Tesla Autopilot mode prevents death of pedestrian in DC

Tesla Model S

Although Tesla has been warning users against letting the Autopilot mode take control of their vehicle since it’s still in beta, it didn’t help prevent the death of a Tesla Model S owner back in May. Some are questioning why the software is available in models sold to consumers in the first place. A few also feel the term ‘autopilot’ might just be misleading at a subconscious level since it indicates a system for controlling a vehicle without constant human input.

But there are plenty of people defending Tesla too by saying the company is not to blame since it insists on drivers staying alert with their hands on the wheel and foot on the brake at all times. Now CEO Elon Musk, has tweeted a copy of a mail sent to him by a user who claims that the Autopilot mode helped prevent the death or injury of a pedestrian in New York Ave, Washington DC.

The owner who has only been identified as Larry, was driving around in his Tesla Model S at 10.30pm on July 16, when a pedestrian suddenly stepped in front of the car. The vehicle beeped and the brakes were applied automatically. The system may have identified the would-be victim as another automobile, considering that an image of a red car appeared on the dashboard just before the Autopilot software stopped it from ramming into the individual on the road.

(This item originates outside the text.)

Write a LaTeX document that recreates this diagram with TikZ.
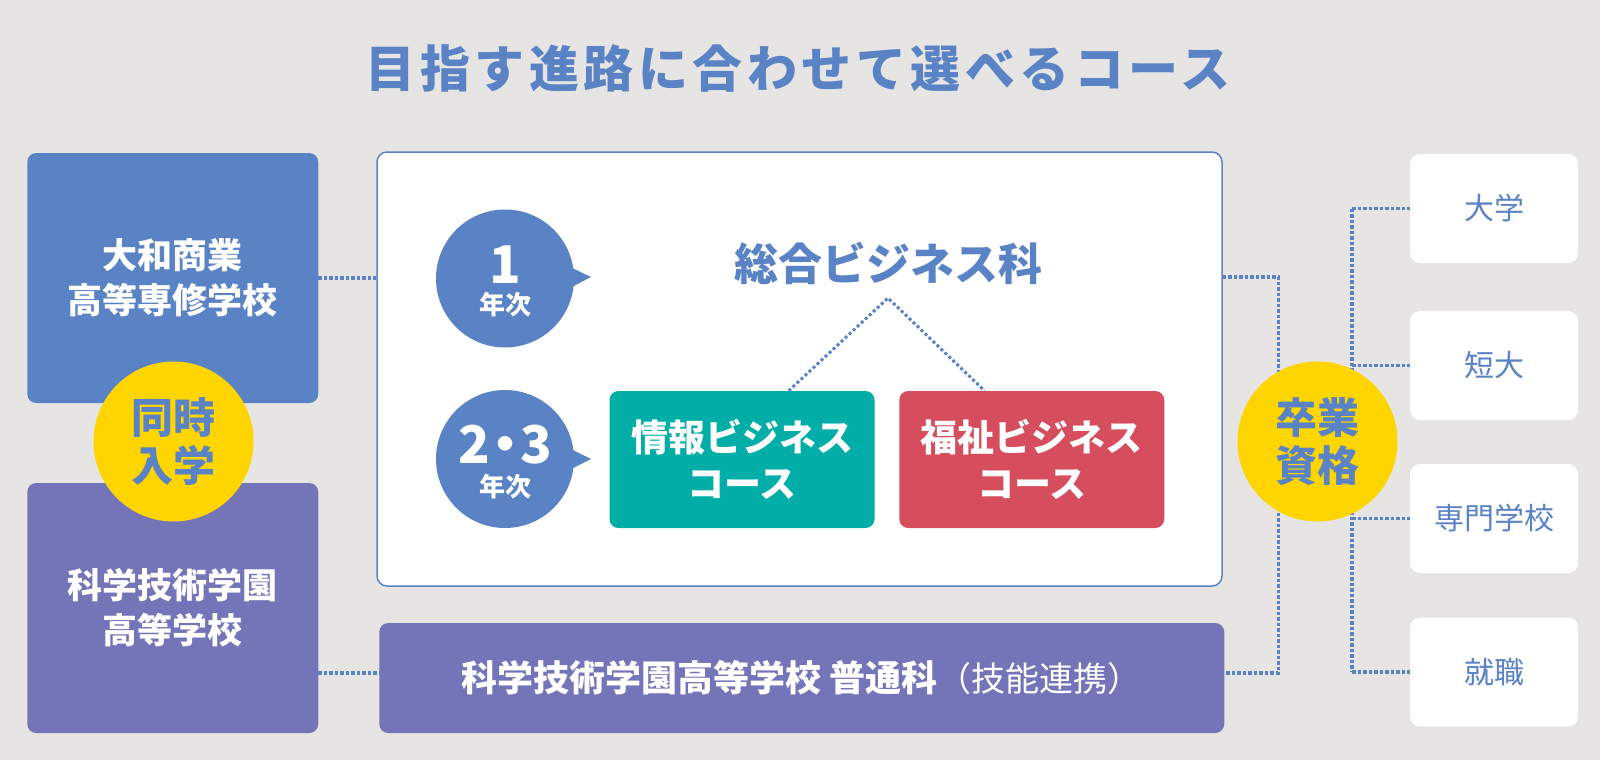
\documentclass[tikz,border=0pt]{standalone}
\usepackage{fontspec}
\setmainfont{Noto Sans CJK JP}
\usetikzlibrary{calc}
\definecolor{bg}{HTML}{E6E5E3}
\definecolor{cblue}{HTML}{5A83C6}
\definecolor{cpurple}{HTML}{7474B9}
\definecolor{cteal}{HTML}{00ADA7}
\definecolor{cred}{HTML}{D64D5D}
\definecolor{cyellow}{HTML}{FFD500}
\tikzset{
  box/.style={rounded corners=9pt, inner sep=0pt, align=center, text=white,
    font=\bfseries\fontsize{35}{45}\selectfont},
  coursebox/.style={box, minimum width=265pt, minimum height=137pt,
    font=\bfseries\fontsize{37}{46}\selectfont},
  destbox/.style={fill=white, rounded corners=10pt, inner sep=0pt,
    minimum width=168pt, minimum height=109pt, text=cblue,
    font=\fontsize{30}{30}\selectfont},
  yellowcircle/.style={circle, fill=cyellow, minimum size=160pt, inner sep=0pt,
    align=center, text=cblue, font=\bfseries\fontsize{42}{48}\selectfont},
  yearcircle/.style={circle, fill=cblue, minimum size=138pt, inner sep=0pt},
  bignum/.style={text=white, inner sep=0pt, font=\bfseries\fontsize{52}{52}\selectfont},
  yeartext/.style={text=white, inner sep=0pt, font=\bfseries\fontsize{26}{26}\selectfont},
  dotline/.style={draw=cblue, line width=3.5pt, dash pattern=on 3.5pt off 2pt},
  diagline/.style={draw=cblue, line width=3pt, dash pattern=on 3pt off 2.5pt}
}
\begin{document}
\begin{tikzpicture}[x=1pt,y=-1pt]
\useasboundingbox (0,0) rectangle (1600,760);
\fill[bg] (0,0) rectangle (1600,760);

% title
\node[text=cblue, inner sep=0pt, font=\bfseries\fontsize{50}{50}\selectfont\addfontfeatures{LetterSpace=9}] (title) at (798,69) {目指す進路に合わせて選べるコース};

% left boxes
\node[box, fill=cblue, minimum width=291pt, minimum height=250pt] (yamato) at (172.75,278) {大和商業\\高等専修学校};
\node[box, fill=cpurple, minimum width=291pt, minimum height=250pt] (kagaku) at (172.75,608) {科学技術学園\\高等学校};
\node[yellowcircle] (doji) at (173.5,441.5) {同時\\入学};

% main box
\node[draw=cblue, line width=1.5pt, fill=white, rounded corners=10pt, inner sep=0pt,
  minimum width=845pt, minimum height=434pt] (main) at (799.5,369) {};

% year circles
\node[yearcircle] (y1) at (505,278.5) {};
\fill[cblue] ($(y1.center)+(62,-13)$) -- ($(y1.center)+(86,-1.5)$) -- ($(y1.center)+(62,11)$) -- cycle;
\node[bignum] (y1num) at ($(y1.center)+(0,-14)$) {1};
\node[yeartext] (y1txt) at ($(y1.center)+(0,26)$) {年次};

\node[yearcircle] (y2) at (505,459) {};
\fill[cblue] ($(y2.center)+(62,-12)$) -- ($(y2.center)+(86,0)$) -- ($(y2.center)+(62,12)$) -- cycle;
\node[bignum] (y2num) at ($(y2.center)+(0,-14)$) {2\kern-11pt・\kern-11pt3};
\node[yeartext] (y2txt) at ($(y2.center)+(0,28)$) {年次};

% department
\node[text=cblue, inner sep=0pt, font=\bfseries\fontsize{44}{44}\selectfont] (sogo) at (888,263) {総合ビジネス科};

% courses
\node[coursebox, fill=cteal] (joho) at (742,459.5) {情報ビジネス\\コース};
\node[coursebox, fill=cred] (fukushi) at (1031.75,459.5) {福祉ビジネス\\コース};

\coordinate (apex) at (888,298);
\draw[diagline] ($(joho.north east)+(-86,0)$) -- (apex) -- ($(fukushi.north west)+(85.5,0)$);

% wide box
\node[box, fill=cpurple, minimum width=845pt, minimum height=110pt, font=\bfseries\fontsize{36}{36}\selectfont] (futsu) at (801.75,678) {科学技術学園高等学校 普通科{\mdseries\fontsize{34}{34}\selectfont（技能連携）}};

% destination boxes
\node[destbox] (daigaku) at (1494,208.5) {大学};
\node[destbox] (tandai) at (1494,365.5) {短大};
\node[destbox] (senmon) at (1494,518.5) {専門学校};
\node[destbox] (shushoku) at (1494,672) {就職};

% left connectors
\draw[dotline] (yamato.east) -- (yamato.east -| main.west);
\coordinate (lb) at (0,673);
\draw[dotline] (kagaku.east |- lb) -- (futsu.west |- lb);

% right connectors
\coordinate (ja) at (1278.5,277);
\coordinate (jb) at (1278.5,673);
\draw[dotline] (main.east |- ja) -- (ja) -- (jb) -- (futsu.east |- jb);
\coordinate (ka) at (1352,0);
\draw[dotline] (daigaku.west -| ka) -- (shushoku.west -| ka);
\draw[dotline] (daigaku.west -| ka) -- (daigaku.west);
\draw[dotline] (tandai.west -| ka) -- (tandai.west);
\draw[dotline] (senmon.west -| ka) -- (senmon.west);
\draw[dotline] (shushoku.west -| ka) -- (shushoku.west);

\node[yellowcircle] (sotsu) at (1317.5,441.5) {卒業\\資格};
\end{tikzpicture}
\end{document}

Also see: Tesla on Autopilot crashes, killing owner

The mail ends by saying,’At a time when there are so many negative stories about Autopilot and the death that occurred a few weeks ago, I thought that it was important to let you all know about this story. The work that you are all doing is really important and is saving lives. Unfortunately, incidents like this one don’t get written about in the press and most of the time no one is ever aware of how many accidents your safety features may have prevented. Thanks and thanks for letting customers use Autopilot even though it is in beta.’

According to the email transcript, the grateful Tesla Model S owner does not feel that he would have been able to brake fast enough to avoid hitting the pedestrian due to poor visibility conditions at the time of the incident. Meanwhile, although Musk has declined from disabling Autopilot in consumer-ready cars, his company is working on refining the system to better identify obstructions in its path.